Surprisingly apple has not made any sort of public disclosure about hacktosh boxen, and or publicly acknowledged their existance other than in the form of bricked updates.

Won't happen. All they would do by public pronouncements is incite people to make hackintoshes. And this last move is an act of genius which must have been inspired by the new Psystar legal team.

The problem is, there is no copyright infringement going on, as long as it is either the end user and owner of the retail copy who does the installation, or some one acting with his authorization. See Title 17 S117 for the US law on the subject, and see Softman and recently Vernor vs Autodesk for case law on whether purchased retail copies are owned or licensed.

The only thing which is open to civil suit is thus that the installer is violating the EULA clause that mandates your hardware must be sourced from Apple.

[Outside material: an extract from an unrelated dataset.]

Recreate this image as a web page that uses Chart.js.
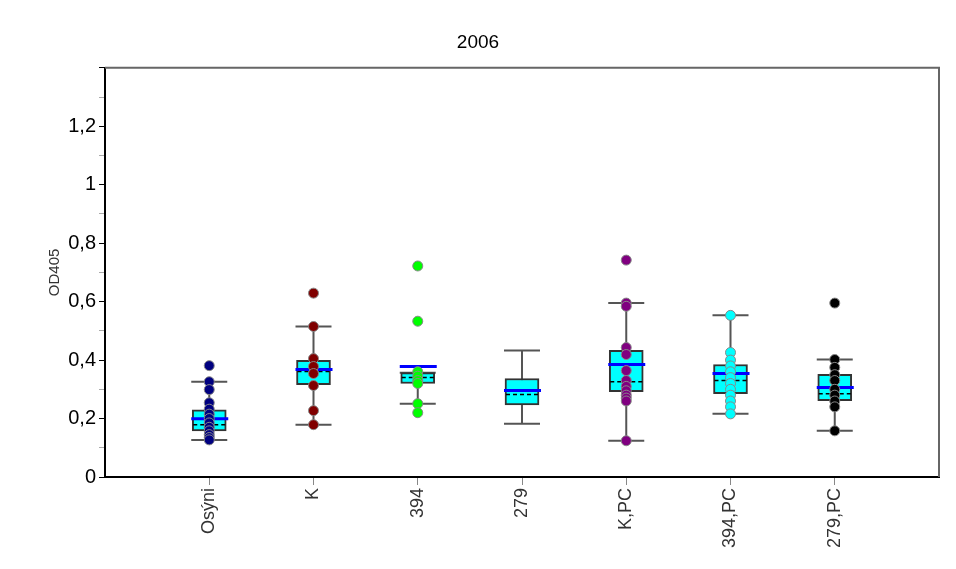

So if Psystar simply certifies that a machine will work with OSX, and the end user then does the installation himself, its the end user who is violating the EULA. It is the end user who clicks through and enters into the secondary contract with Apple, and who breaks one of the terms. It is thus the end user who will have to be sued.

Welcome to the public relations world of the RIAA. Lets see what it does to Apple's image to be suing hundred, thousands, tens of thousands, maybe hundreds of thousands, of end users, all of them legitimate customers who have bought retail copies of OSX, but have just bought their hardware someplace else.

This is dead in the water. A brilliant strategem. One looks forward to seeing Apple's response, but its hard to see what could work against this one.